Actor is reportedly on board to play the struggling salesman Shelley Levene in David Mamet’s Pulitzer prize-winning play
With Broadway productions, as with real estate sales, it’s all about your leads, and, in theatre terms at least, they don’t come much bigger than Al Pacino, who is reportedly set to star in David Mamet‘s Glengarry Glen Ross for the second time in his career.
According to the New York Times, the actor is on board to play the struggling salesman Shelley Levene in Mamet’s 1982 play, which was first seen at the National Theatre before winning a Pulitzer prize the following year. Levene, a former company star, has fallen on hard times and struggles to make a sale, a fact he blames on the poor tip-offs he’s being provided.
In James Foley’s 1992 film, Pacino played the company’s hot-streak salesman Ricky Roma alongside Jack Lemon as Levene and support from Kevin Spacey and Alex Baldwin. He was nominated for the best supporting actor at that year’s Oscars.
The production, which has not been officially announced, would see Pacino reunited with director Daniel Sullivan, who directed him in the Merchant of Venice two years ago. Pacino was nominated for an individual Tony as a result.

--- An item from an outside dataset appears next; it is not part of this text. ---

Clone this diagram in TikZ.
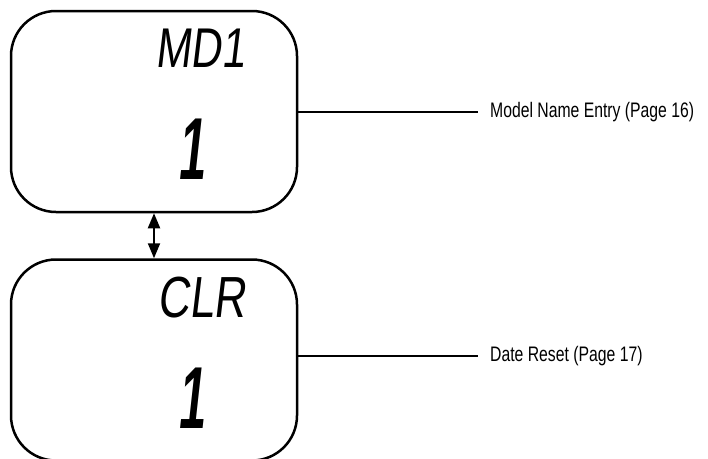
\documentclass[tikz,border=0pt]{standalone}
\usepackage{fontspec}
\setmainfont{Liberation Sans}
\newfontfamily\labfont[FakeStretch=0.75]{Liberation Sans}
\newfontfamily\lcdfont[FakeStretch=0.76,FakeSlant=0.12]{Liberation Sans}
\newfontfamily\bigfont[FakeStretch=0.55,FakeSlant=0.11]{Liberation Sans Bold}
\usetikzlibrary{arrows.meta}
\tikzset{
  lcdbox/.style={draw, line width=2.5pt, rounded corners=45pt, minimum width=286pt, minimum height=201pt, inner sep=0pt},
  lcdtext/.style={inner sep=0pt, anchor=base west, font=\lcdfont\fontsize{56}{60}\selectfont},
  bigdigit/.style={inner sep=0pt, anchor=base, font=\bigfont\fontsize{88}{90}\selectfont},
  menulabel/.style={inner sep=0pt, anchor=west, font=\labfont\fontsize{21}{24}\selectfont},
  leader/.style={line width=2pt},
  toggle/.style={line width=2pt, {Triangle[length=15pt,width=12pt]}-{Triangle[length=15pt,width=12pt]}}
}
\begin{document}
\begin{tikzpicture}[x=1pt,y=-1pt]
\useasboundingbox (0,0) rectangle (708,458);
\node[lcdbox] (box1) at (154,111.5) {};
\node[lcdbox] (box2) at (154,360) {};
\node[lcdtext] (mdi) at (155,67) {MD1};
\node[lcdtext, font=\lcdfont\fontsize{58}{60}\selectfont] (clr) at (157,317) {CLR};
\node[bigdigit] (one1) at (191,179) {1};
\node[bigdigit] (one2) at (191,428) {1};
\node[menulabel] (lab1) at (490,112) {Model Name Entry (Page 16)};
\node[menulabel] (lab2) at (490,356) {Date Reset (Page 17)};
\coordinate (e1) at ([xshift=-12pt]lab1.west);
\coordinate (e2) at ([xshift=-12pt]lab2.west);
\draw[leader] (e1 -| box1.east) -- (e1);
\draw[leader] (e2 -| box2.east) -- (e2);
\draw[toggle] (box1.south) -- (box2.north);
\end{tikzpicture}
\end{document}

Salesman are proving Broadway catnip in these recessionary times. Last week, the revival of Death of a Salesman, which starred Philip Seymour Hoffman and Andrew Garfield, set a new record for the highest ticket price in Broadway history, charging $499 (£321) for its final performance. There have also been rumours of an impending transfer for a Chicago-based production of Eugene O’Neill’s An Iceman Cometh, starring Brian Dennehy and Nathan Lane, though producer Scott Rudin revealed that he will not be behind it.
Mamet’s real estate men have a good record themselves. The original Broadway production ran for 11 months in 1984 and received four Tony nominations with Joe Mantegna winning best featured performance. Most recently revived in 2005, it fared even better, winning best revival and best featured performance for Liev Schreiber as Roma.